■ Given instruction:
Print the material below exactly as it stands, please, from its first line to the line holding "grid = '#d9d9d9'", with no pictures.
— start Record excerpts —
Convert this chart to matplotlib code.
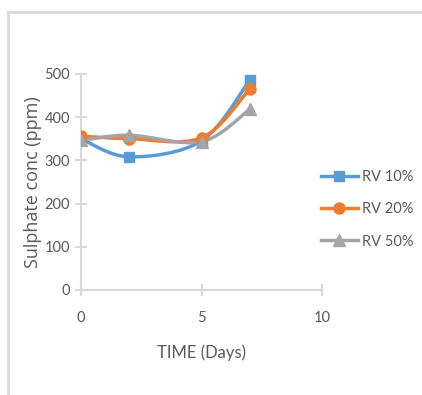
import numpy as np
import matplotlib.pyplot as plt
from matplotlib.path import Path
from matplotlib.patches import PathPatch
from matplotlib.lines import Line2D

plt.rcParams['font.family'] = ['Lato', 'DejaVu Sans']

days = [0, 2, 5, 7]
rv10 = [350, 308, 345, 485]
rv20 = [356, 350, 352, 465]
rv50 = [346, 358, 343, 418]

series = [
    ('RV 10%', rv10, '#5b9bd5', 's', 7),
    ('RV 20%', rv20, '#ed7d31', 'o', 8),
    ('RV 50%', rv50, '#a5a5a5', '^', 9),
]

txt = '#595959'
grid = '#d9d9d9'


def smooth_path(x, y):
    # excel style smoothed line: bezier through the points
    pts = np.column_stack([x, y]).astype(float)
    verts = [pts[0]]
    codes = [Path.MOVETO]
    n = len(pts)
    for i in range(n - 1):
        p0 = pts[i - 1] if i > 0 else pts[i]
        p1 = pts[i]
        p2 = pts[i + 1]
        p3 = pts[i + 2] if i + 2 < n else pts[i + 1]
        c1 = p1 + (p2 - p0) / 6.0
        c2 = p2 - (p3 - p1) / 6.0
        verts += [c1, c2, p2]
        codes += [Path.CURVE4] * 3
    return Path(verts, codes)


fig = plt.figure(figsize=(4.22, 3.95), dpi=100)
ax = fig.add_axes([0.192, 0.266, 0.571, 0.547])

handles = []
for name, vals, col, mk, ms in series:
    ax.add_patch(PathPatch(smooth_path(days, vals), fill=False, edgecolor=col, lw=2.5, zorder=2))
    ax.plot(days, vals, linestyle='none', marker=mk, color=col, markersize=ms, zorder=3)
    handles.append(Line2D([], [], color=col, lw=2.5, marker=mk, markersize=ms))

ax.set_xlim(0, 10)
ax.set_ylim(0, 500)
ax.set_xticks([0, 5, 10])
ax.set_yticks([0, 100, 200, 300, 400, 500])
for s in ['top', 'right']:
    ax.spines[s].set_visible(False)
for s in ['left', 'bottom']:
    ax.spines[s].set_color(grid)
    ax.spines[s].set_linewidth(1.5)
ax.tick_params(direction='inout', length=9, width=1.5, color=grid, labelcolor=txt, labelsize=10.5)
ax.tick_params(axis='x', pad=11)
ax.set_xlabel('TIME (Days)', color=txt, fontsize=12, labelpad=14)
ax.set_ylabel('Sulphate conc (ppm)', color=txt, fontsize=13, labelpad=2,
              family=['Open Sans', 'DejaVu Sans'])

fig.legend(handles, [s[0] for s in series], loc='center left', bbox_to_anchor=(0.73, 0.47),
           frameon=False, fontsize=10.5, labelcolor=txt, handlelength=2.5, labelspacing=1.25,
           handletextpad=0.3)

# outer chart frame
fig.add_artist(Line2D([0.018, 0.018], [0.0, 0.97], color=grid, lw=2, transform=fig.transFigure))
fig.add_artist(Line2D([0.018, 1.0], [0.97, 0.97], color=grid, lw=2, transform=fig.transFigure))

fig.savefig('out.png', dpi=100)
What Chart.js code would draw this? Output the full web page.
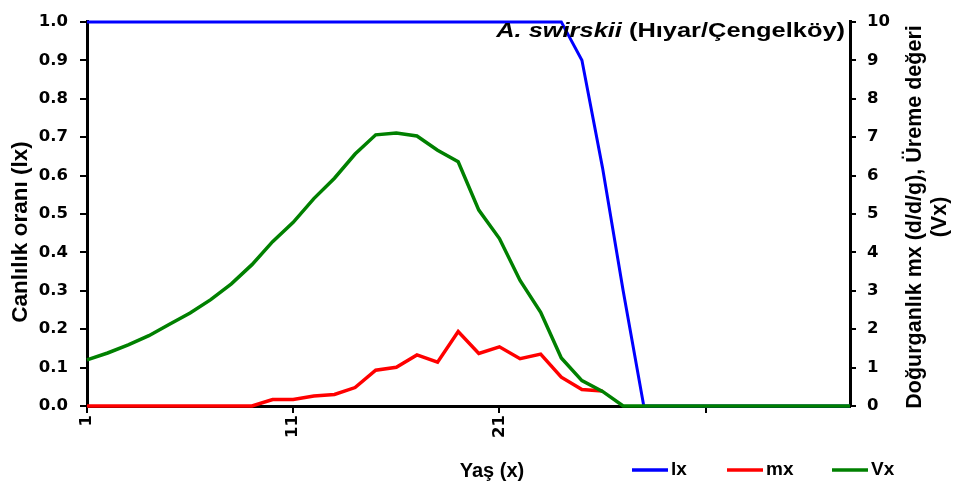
<!DOCTYPE html>
<html lang="tr">
<head>
<meta charset="utf-8">
<title>A. swirskii yaşam tablosu</title>
<script src="https://cdn.jsdelivr.net/npm/chart.js@4.4.1/dist/chart.umd.min.js"></script>
<style>
    html, body { margin: 0; padding: 0; background: #fff; }
    #wrap { width: 955px; height: 491px; position: relative; }
</style>
</head>
<body>
<div id="wrap"><canvas id="lifeTable"></canvas></div>
<script>
// Age in days
const ages = [1, 2, 3, 4, 5, 6, 7, 8, 9, 10, 11, 12, 13, 14, 15, 16, 17, 18, 19,
    20, 21, 22, 23, 24, 25, 26, 27, 28, 29, 30, 31, 32, 33, 34, 35, 36, 37, 38];

// Survival (lx), left axis
const lx = [1, 1, 1, 1, 1, 1, 1, 1, 1, 1, 1, 1, 1, 1, 1, 1, 1, 1, 1, 1, 1, 1, 1, 1,
    0.90, 0.62, 0.30, 0, 0, 0, 0, 0, 0, 0, 0, 0, 0, 0];

// Fecundity (mx), right axis
const mx = [0, 0, 0, 0, 0, 0, 0, 0, 0, 0.17, 0.17, 0.26, 0.30, 0.48, 0.93, 1.01, 1.33,
    1.14, 1.94, 1.37, 1.54, 1.23, 1.35, 0.75, 0.43, 0.39,
    null, null, null, null, null, null, null, null, null, null, null, null];

// Reproductive value (Vx), right axis
const vx = [1.20, 1.38, 1.59, 1.83, 2.13, 2.42, 2.77, 3.18, 3.68, 4.28, 4.78, 5.40, 5.93,
    6.56, 7.06, 7.11, 7.03, 6.66, 6.36, 5.10, 4.36, 3.27, 2.44, 1.25, 0.66, 0.38,
    0, 0, 0, 0, 0, 0, 0, 0, 0, 0, 0, 0];

// Labels printed under every tenth age; the last tick stays blank
const xTickLabels = ['1', '11', '21', ''];

const seriesNames = ['lx', 'mx', 'Vx'];
const seriesColors = ['#0000ff', '#ff0000', '#008000'];

const tickFont = { family: "'DejaVu Sans'", size: 16.5, weight: 'bold' };
const textFamily = "'Liberation Sans', Arial, sans-serif";

// Titles, axis names and the legend are painted straight on the canvas
const annotations = {
    id: 'annotations',
    afterDraw(chart) {
        const ctx = chart.ctx;
        ctx.save();
        ctx.fillStyle = '#000';
        ctx.textBaseline = 'alphabetic';

        // chart title, right aligned inside the plot
        ctx.save();
        ctx.translate(845, 37);
        ctx.scale(1.21, 1);
        ctx.font = `bold 21px ${textFamily}`;
        const rest = ' (Hıyar/Çengelköy)';
        const restW = ctx.measureText(rest).width;
        ctx.textAlign = 'right';
        ctx.fillText(rest, 0, 0);
        ctx.font = `italic bold 21px ${textFamily}`;
        ctx.fillText('A. swirskii', -restW, 0);
        ctx.restore();

        // left axis name
        ctx.save();
        ctx.translate(21, 232);
        ctx.rotate(-Math.PI / 2);
        ctx.font = `bold 22.5px ${textFamily}`;
        ctx.textAlign = 'center';
        ctx.textBaseline = 'middle';
        ctx.fillText('Canlılık oranı (lx)', 0, 0);
        ctx.restore();

        // right axis name, two lines
        ctx.save();
        ctx.translate(915, 217);
        ctx.rotate(-Math.PI / 2);
        ctx.font = `bold 21.5px ${textFamily}`;
        ctx.textAlign = 'center';
        ctx.textBaseline = 'middle';
        ctx.fillText('Doğurganlık mx (d/d/g), Üreme değeri', 0, 0);
        ctx.fillText('(Vx)', 0, 25);
        ctx.restore();

        // x axis name
        ctx.font = `bold 20px ${textFamily}`;
        ctx.textAlign = 'center';
        ctx.textBaseline = 'middle';
        ctx.fillText('Yaş (x)', 492, 471);

        // legend
        const legendX = [632, 727, 832];
        ctx.font = `bold 19px ${textFamily}`;
        ctx.textAlign = 'left';
        chart.data.datasets.forEach((ds, i) => {
            const x0 = legendX[i];
            ctx.strokeStyle = ds.borderColor;
            ctx.lineWidth = 3.5;
            ctx.beginPath();
            ctx.moveTo(x0, 470);
            ctx.lineTo(x0 + 36, 470);
            ctx.stroke();
            ctx.fillText(ds.label, x0 + 39, 470);
        });
        ctx.restore();
    }
};

const ctx = document.getElementById('lifeTable').getContext('2d');
new Chart(ctx, {
    type: 'line',
    data: {
        labels: ages,
        datasets: [
            { label: seriesNames[0], data: lx, yAxisID: 'yL', borderColor: seriesColors[0], borderWidth: 3, order: 2 },
            { label: seriesNames[1], data: mx, yAxisID: 'yR', borderColor: seriesColors[1], borderWidth: 3.5, order: 1 },
            { label: seriesNames[2], data: vx, yAxisID: 'yR', borderColor: seriesColors[2], borderWidth: 3.5, order: 0 }
        ].map(ds => Object.assign(ds, { pointRadius: 0, tension: 0, fill: false, clip: 6, spanGaps: false }))
    },
    options: {
        responsive: true,
        maintainAspectRatio: false,
        animation: false,
        layout: { padding: { top: 17, left: 0, right: 0, bottom: 0 } },
        plugins: {
            legend: { display: false },
            tooltip: { enabled: false }
        },
        scales: {
            x: {
                type: 'category',
                offset: false,
                afterFit: (scale) => { scale.height = 85; },
                grid: { drawOnChartArea: false, drawTicks: true, tickLength: 7, color: '#000', lineWidth: 2 },
                border: { display: true, color: '#000', width: 3 },
                ticks: {
                    autoSkip: false,
                    maxRotation: 90,
                    minRotation: 90,
                    padding: 2,
                    color: '#000',
                    font: tickFont,
                    callback: (val, idx) => idx % 10 === 0 ? xTickLabels[idx / 10] : null
                }
            },
            yL: {
                position: 'left',
                min: 0,
                max: 1,
                afterFit: (scale) => { scale.width = 87; },
                grid: { drawOnChartArea: false, drawTicks: true, tickLength: 7, color: '#000', lineWidth: 2 },
                border: { display: true, color: '#000', width: 3 },
                ticks: {
                    stepSize: 0.1,
                    padding: 12,
                    color: '#000',
                    font: tickFont,
                    callback: (v) => v.toFixed(1)
                }
            },
            yR: {
                position: 'right',
                min: 0,
                max: 10,
                afterFit: (scale) => { scale.width = 105; },
                grid: { drawOnChartArea: false, drawTicks: true, tickLength: 6, color: '#000', lineWidth: 2 },
                border: { display: true, color: '#000', width: 3 },
                ticks: {
                    stepSize: 1,
                    padding: 11,
                    color: '#000',
                    font: tickFont
                }
            }
        }
    },
    plugins: [annotations]
});
</script>
</body>
</html>
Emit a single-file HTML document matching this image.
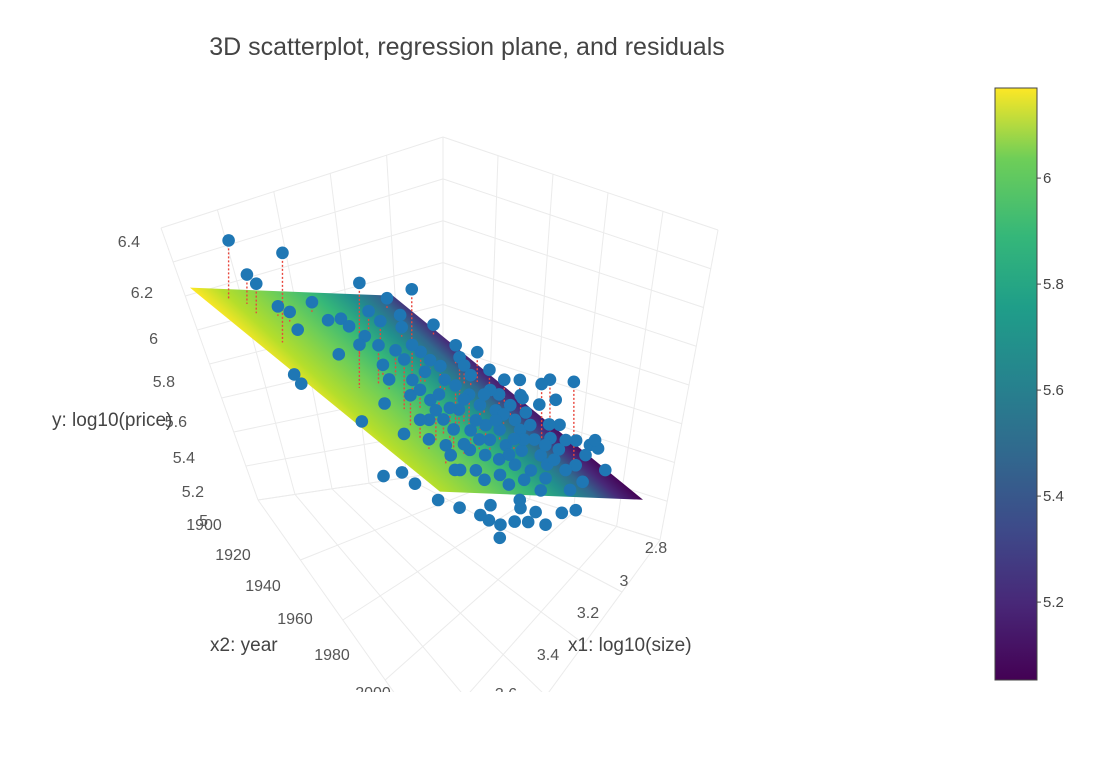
<!DOCTYPE html>
<html><head><meta charset="utf-8"><style>
html,body{margin:0;padding:0;background:#fff;}
svg{display:block;font-family:"Liberation Sans",sans-serif;}
</style></head><body>
<svg id="chart" width="1110" height="774" viewBox="0 0 1110 774" xmlns="http://www.w3.org/2000/svg">
<defs>
<clipPath id="sceneClip"><rect x="0" y="70" width="960" height="622"/></clipPath>
<linearGradient id="cbGrad" x1="0" y1="1" x2="0" y2="0">
<stop offset="0" stop-color="#440154"/><stop offset="0.13" stop-color="#482878"/><stop offset="0.25" stop-color="#3e4989"/><stop offset="0.38" stop-color="#31688e"/><stop offset="0.5" stop-color="#26828e"/><stop offset="0.63" stop-color="#1f9e89"/><stop offset="0.75" stop-color="#35b779"/><stop offset="0.88" stop-color="#6ece58"/><stop offset="1" stop-color="#fde725"/>
</linearGradient>
</defs>
<rect x="0" y="0" width="1110" height="774" fill="#fff"/>
<text x="467" y="55" font-size="25" fill="#444" text-anchor="middle">3D scatterplot, regression plane, and residuals</text>
<g id="scene" clip-path="url(#sceneClip)">
<g id="grid" stroke="#ebebeb" stroke-width="1" fill="none"></g>
<polygon id="plane"/>
<g id="resid"></g>
<g id="pts"></g>
</g>
<g font-size="16" fill="#555" text-anchor="end">
<text x="140" y="247">6.4</text><text x="153" y="298">6.2</text><text x="158" y="344">6</text><text x="175" y="387">5.8</text><text x="187" y="427">5.6</text><text x="195" y="463">5.4</text><text x="204" y="497">5.2</text><text x="208" y="526">5</text>
</g>
<text x="52" y="426" font-size="19" fill="#444">y: log10(price)</text>
<g font-size="16" fill="#555" text-anchor="middle">
<text x="204" y="530">1900</text><text x="233" y="560">1920</text><text x="263" y="591">1940</text><text x="295" y="624">1960</text><text x="332" y="660">1980</text><text x="373" y="698">2000</text>
</g>
<text x="210" y="651" font-size="19" fill="#444">x2: year</text>
<g font-size="16" fill="#555" text-anchor="middle">
<text x="656" y="553">2.8</text><text x="624" y="586">3</text><text x="588" y="618">3.2</text><text x="548" y="660">3.4</text><text x="506" y="699">3.6</text>
</g>
<text x="568" y="651" font-size="19" fill="#444">x1: log10(size)</text>
<rect x="0" y="692" width="960" height="82" fill="#fff"/>
<g>
<rect x="995" y="88" width="42" height="592" fill="url(#cbGrad)" stroke="#444" stroke-width="1"/>
<g id="cbticks" font-size="15" fill="#444"></g>
</g>
</svg>
<script>
// regression data (x1 = log10(size), x2 = year, y = log10(price))
const x1 = [3.489,3.428,3.437,3.482,3.351,3.329,3.17,3.354,3.383,2.797,2.919,3.07,3.102,3.169,3.106,3.117,3.018,2.89,2.893,2.732,3.061,2.969,2.8,2.878,3.024,3.119,3.142,3.278,3.191,3.313,3.198,3.551,3.57,3.295,3.358,3.225,3.179,3.161,3.148,3.078,3.153,3.06,2.99,2.915,2.925,2.902,3.023,3.065,3.192,3.348,3.252,3.265,3.437,3.382,3.148,3.042,3.274,3.169,3.127,3.086,3.016,2.889,2.952,2.808,2.801,2.674,2.633,2.617,2.713,2.817,2.892,2.943,3.056,3.096,3.166,3.208,3.266,2.666,2.563,2.687,2.827,2.71,2.824,2.813,3.322,3.234,3.123,2.983,2.877,2.706,2.79,2.805,2.827,3.689,3.607,3.61,3.598,3.513,3.393,3.355,3.352,3.279,3.219,3.152,3.186,3.233,3.356,2.988,3.07,3.503,3.407,3.423,3.41,3.34,2.759,2.801,2.776,
2.995,2.849,2.756,2.979,3.101,2.951,2.835,2.99,3.174,3.272,3.371,3.092,2.936,2.733,2.871,2.72,2.882,3.136,3.223,3.031,3.396,3.326,3.251,2.805,2.702,3.01,3.433,2.61,3.216,3.431];
const x2 = [1906,1908,1913,1929,1914,1917,1911,1923,1953,1907,1930,1926,1917,1918,1921,1929,1926,1922,1923,1921,1948,1956,1947,1949,1953,1950,1945,1951,1934,1937,1945,1941,1946,1964,1973,1964,1964,1966,1972,1971,1974,1974,1974,1970,1976,1976,1979,1977,1983,1991,1977,1972,1978,1964,1953,1948,1982,1983,1985,1988,1988,1981,1990,1980,1983,1978,1980,1982,1986,1992,1995,1992,1996,1993,1993,1991,1990,1961,1958,1972,1973,1958,1959,1954,2002,2004,2007,2006,2001,1994,1978,1990,1978,1994,1994,2000,2009,2010,2011,2012,2012,2011,2011,2012,2011,2009,2008,2009,2011,1966,1986,1995,2000,2000,1962,1959,1966,
1952,1949,1948,1944,1971,1965,1965,1974,1985,1988,1992,1990,1981,1972,1984,1978,1989,2001,1999,2000,1981,1981,1953,1938,1956,1984,2000,1980,2007,2011];
const yv = [6.326,6.129,6.118,6.381,5.952,5.925,5.823,5.89,6.29,5.547,5.799,5.785,5.726,5.773,5.713,5.716,5.699,5.613,5.563,5.446,5.699,5.647,5.5,5.505,5.63,5.785,5.75,5.905,5.756,5.815,5.722,5.915,5.911,5.918,5.84,5.722,5.639,5.663,5.727,5.627,5.627,5.58,5.503,5.408,5.42,5.355,5.462,5.503,5.603,5.764,5.668,5.65,5.74,5.772,5.655,5.59,5.765,5.634,5.521,5.48,5.403,5.326,5.344,5.268,5.225,5.148,5.107,5.089,5.149,5.208,5.256,5.304,5.38,5.421,5.498,5.539,5.601,5.225,5.156,5.201,5.308,5.272,5.379,5.366,5.562,5.485,5.391,5.285,5.22,5.114,5.523,5.586,5.529,5.808,5.765,5.745,5.705,5.611,5.468,5.362,5.422,5.378,5.332,5.275,5.355,5.398,5.497,5.208,5.266,5.786,5.734,5.764,5.663,5.61,5.343,5.432,5.294,
5.538,5.437,5.389,5.578,5.621,5.503,5.367,5.456,5.557,5.622,5.663,5.45,5.361,5.237,5.302,5.184,5.267,5.42,5.497,5.345,5.793,5.787,5.733,5.49,5.343,5.433,5.68,5.113,5.414,5.521];
// fitted plane coefficients: yhat = b0 + b1*x1 + b2*x2
const coef = [10.259, 0.778, -0.003636];
const x1Range = [2.7, 3.6];
const x2Range = [1900, 2010];
const cbTicks = [5.2, 5.4, 5.6, 5.8, 6];
const cbRange = [5.053, 6.17];

const NS = 'http://www.w3.org/2000/svg';
function yhat(a, b) { return coef[0] + coef[1]*a + coef[2]*b; }
function proj(a, b, c) {
  const da = a - 2.7, db = b - 2010, dc = c - 5.05;
  return [643 + da*(-225.6) + db*2.273, 500 + da*154.4 + db*1.091 - dc*210];
}
function mk(tag, attrs) { const e = document.createElementNS(NS, tag); for (const k in attrs) e.setAttribute(k, attrs[k]); return e; }

const grid = document.getElementById('grid');
function line(p, q) { grid.appendChild(mk('line', {x1:p[0], y1:p[1], x2:q[0], y2:q[1]})); }
function lerp(p, q, t) { return [p[0]+(q[0]-p[0])*t, p[1]+(q[1]-p[1])*t]; }
const B = [443,137], BB = [443,472], L = [161,228], LB = [258,500], R = [718,230], RB = [660,540], F = [470,800];
for (let i = 0; i <= 8; i++) { const t = i/8; line(lerp(B,BB,t), lerp(L,LB,t)); line(lerp(B,BB,t), lerp(R,RB,t)); }
for (let i = 0; i <= 5; i++) { const t = i/5; line(lerp(B,L,t), lerp(BB,LB,t)); line(lerp(B,R,t), lerp(BB,RB,t)); }
for (let i = 0; i <= 5; i++) { const t = i/5; line(lerp(LB,BB,t), lerp(F,RB,t)); line(lerp(RB,BB,t), lerp(F,LB,t)); }

// plane
const corners = [[x1Range[0],x2Range[1]],[x1Range[1],x2Range[1]],[x1Range[1],x2Range[0]],[x1Range[0],x2Range[0]]];
const pc = corners.map(c => proj(c[0], c[1], yhat(c[0], c[1])));
const plane = document.getElementById('plane');
plane.setAttribute('points', pc.map(p => p.join(',')).join(' '));
// shading direction on screen (from purple corner toward lit side)
const dir = [-0.677, 0.736];
const span = (pc[2][0]-pc[0][0])*dir[0] + (pc[2][1]-pc[0][1])*dir[1];
const pg = mk('linearGradient', {id:'planeGrad', gradientUnits:'userSpaceOnUse', x1:pc[0][0], y1:pc[0][1], x2:pc[0][0]+dir[0]*span, y2:pc[0][1]+dir[1]*span});
const planeStops = [[0,'#440154'],[0.1,'#482878'],[0.2,'#31688e'],[0.32,'#21908d'],[0.47,'#35b779'],[0.65,'#6ece58'],[0.87,'#b5de2b'],[1,'#fde725']];
planeStops.forEach(s => pg.appendChild(mk('stop', {offset:s[0], 'stop-color':s[1]})));
document.querySelector('defs').appendChild(pg);
plane.setAttribute('fill', 'url(#planeGrad)');

const rg = document.getElementById('resid'), ptsG = document.getElementById('pts');
for (let i = 0; i < x1.length; i++) {
  const p = proj(x1[i], x2[i], yv[i]);
  const q = proj(x1[i], x2[i], yhat(x1[i], x2[i]));
  if (yv[i] < yhat(x1[i], x2[i])) continue;
  const l = mk('line', {x1:p[0], y1:p[1], x2:q[0], y2:q[1], stroke:'#e8463c', 'stroke-width':1.4, 'stroke-dasharray':'2,2'});
  
  
  rg.appendChild(l);
}
for (let i = 0; i < x1.length; i++) {
  const p = proj(x1[i], x2[i], yv[i]);
  const c = mk('circle', {cx:p[0], cy:p[1], r:6.3, fill:'#1f77b4'});
  
  
  ptsG.appendChild(c);
}
const cbt = document.getElementById('cbticks');
cbTicks.forEach(v => {
  const yy = 680 - (v - cbRange[0])/(cbRange[1]-cbRange[0]) * 592;
  const t = mk('line', {x1:1037, y1:yy, x2:1041, y2:yy, stroke:'#444'});
  
  
  cbt.appendChild(t);
  const tx = mk('text', {x:1043, y:yy+5});
  tx.textContent = String(v);
  
  
  cbt.appendChild(tx);
});
</script>
</body></html>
— end Record excerpts —
■ Response for this exercise:
Convert this chart to matplotlib code.
import numpy as np
import matplotlib.pyplot as plt
from matplotlib.path import Path
from matplotlib.patches import PathPatch
from matplotlib.lines import Line2D

plt.rcParams['font.family'] = ['Lato', 'DejaVu Sans']

days = [0, 2, 5, 7]
rv10 = [350, 308, 345, 485]
rv20 = [356, 350, 352, 465]
rv50 = [346, 358, 343, 418]

series = [
    ('RV 10%', rv10, '#5b9bd5', 's', 7),
    ('RV 20%', rv20, '#ed7d31', 'o', 8),
    ('RV 50%', rv50, '#a5a5a5', '^', 9),
]

txt = '#595959'
grid = '#d9d9d9'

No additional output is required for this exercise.